George's emulator is more generalized - it supports various DEC formats for sector counts, sector sizes, word sizes and even a format that records a header field then the data field on each sector, thus it will have two preambles and two sync words. I don't need any of these variations so I am hacking away at his logic and code just to support the 2310.
USING TOOLCHAIN TO SIMULATE MY LOGIC TO VERIFY THE CHANGES
I modified the timing module to implement the lower 720KHz clock rate, then verified its operation by simulation. I changed the sector and index pulse module to produce the eight physical sector pulses but to only trigger the read/write logic with every other pulse, matching how the 1130 combines two physical into one logical sector. This was also simulated successfully.
I then updated the sector read logic to handle the 20 bit words, format of the sector and timing of the 2310. I worked through this with the simulator until everything worked as I wished.

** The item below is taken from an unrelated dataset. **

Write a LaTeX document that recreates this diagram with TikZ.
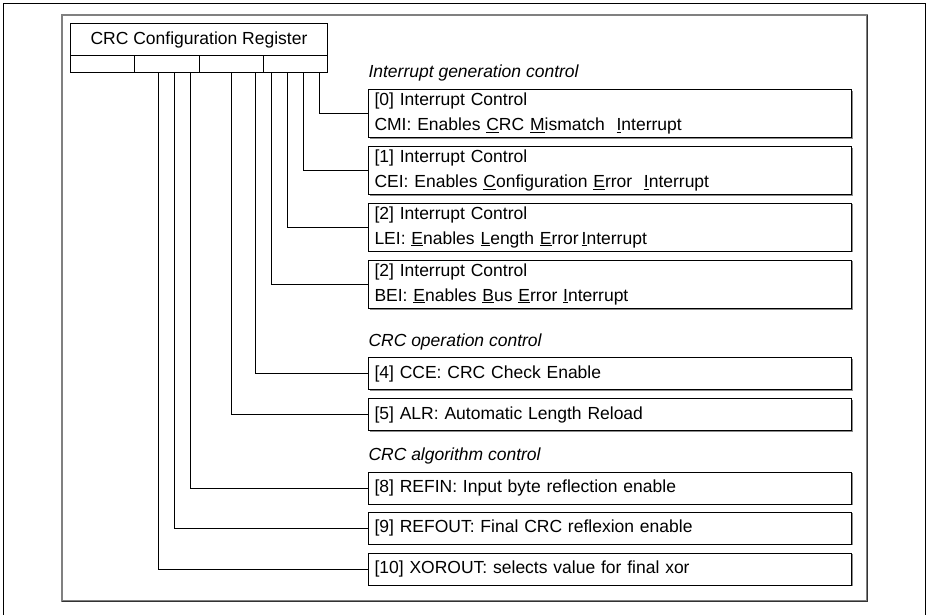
\documentclass[tikz,border=0pt]{standalone}
\usepackage{fontspec}
\setmainfont{Liberation Sans}
\usepackage{tikz}
\usetikzlibrary{shadows}
\definecolor{framegray}{RGB}{128,128,128}

\begin{document}
\begin{tikzpicture}[x=1pt, y=-1pt, line width=1pt,
    font=\fontsize{17.5}{25}\selectfont,
    fieldbox/.style={draw, anchor=north west, align=left, text width=471pt,
      inner xsep=6pt, inner ysep=0pt, fill=white,
      drop shadow={shadow xshift=1.2pt, shadow yshift=-1.2pt, fill=black!45, opacity=1}},
    heading/.style={anchor=base west, inner sep=0pt,
      font=\fontsize{17.5}{25}\selectfont\itshape},
    regcell/.style={draw, anchor=north west, minimum width=64.25pt,
      minimum height=17pt, inner sep=0pt}]
    \useasboundingbox (0,0) rectangle (926,614);
    % page frame
    \draw (3,616) |- (925,3) -- (925,616);
    % panel
    \draw[framegray, line width=1.4pt] (62,15) rectangle (867,601);
    \draw[black!80] (867.8,15) |- (62,601.8);
    % register
    \node[draw, anchor=north west, minimum width=257pt, minimum height=32pt,
      inner sep=0pt] (reg) at (70,23) {CRC Configuration Register};
    \foreach \i in {0,...,3}
      \node[regcell] (c\i) at (70+64.25*\i,55) {};
    % bit taps
    \foreach \n/\x in {cmi/319.3, cei/303.3, lei/287.7, bei/271, cce/255,
                       alr/231, refin/190.7, refout/174.3, xorout/158.5}
      \coordinate (t\n) at (\x,72);
    % interrupt generation control
    \node[heading] (hint) at (368,77) {Interrupt generation control};
    \node[fieldbox, minimum height=48pt] (cmi) at (368,89)
      {[0] Interrupt Control\\CMI: Enables \underline{C}RC \underline{M}ismatch\ \ \underline{I}nterrupt};
    \node[fieldbox, minimum height=48pt] (cei) at (368,146)
      {[1] Interrupt Control\\CEI: Enables \underline{C}onfiguration \underline{E}rror\ \ \underline{I}nterrupt};
    \node[fieldbox, minimum height=48pt] (lei) at (368,202.7)
      {[2] Interrupt Control\\LEI: \underline{E}nables \underline{L}ength \underline{E}rror\,\underline{I}nterrupt};
    \node[fieldbox, minimum height=48.5pt] (bei) at (368,259.5)
      {[2] Interrupt Control\\BEI: \underline{E}nables \underline{B}us \underline{E}rror \underline{I}nterrupt};
    % CRC operation control
    \node[heading] (hop) at (368,346.7) {CRC operation control};
    \node[fieldbox, minimum height=32pt] (cce) at (368,357.3) {[4] CCE: CRC Check Enable};
    \node[fieldbox, minimum height=32pt] (alr) at (368,398.3) {[5] ALR: Automatic Length Reload};
    % CRC algorithm control
    \node[heading] (halg) at (368,460) {CRC algorithm control};
    \node[fieldbox, minimum height=32pt] (refin) at (368,471.7) {[8] REFIN: Input byte reflection enable};
    \node[fieldbox, minimum height=32pt] (refout) at (368,511.7) {[9] REFOUT: Final CRC reflexion enable};
    \node[fieldbox, minimum height=32pt] (xorout) at (368,552.7) {[10] XOROUT: selects value for final xor};
    % connectors
    \foreach \n in {cmi,cei,lei,bei,cce,alr,refin,refout,xorout}
      \draw (t\n) |- (\n.west);
\end{tikzpicture}
\end{document}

Going forward, I will modify the disk write module and the seek module, making them behave as they should for the 2310. Once they work the C code on the Raspberry Pi needs to be updated to be certain it reads the IBM 1130 Simulator (simH based simulators) format disk files rather than the more flexible file format adopted by George. The last steps are electrical - getting the right signals with the right polarities and voltage ranges to interface with the IBM 1130 controller logic.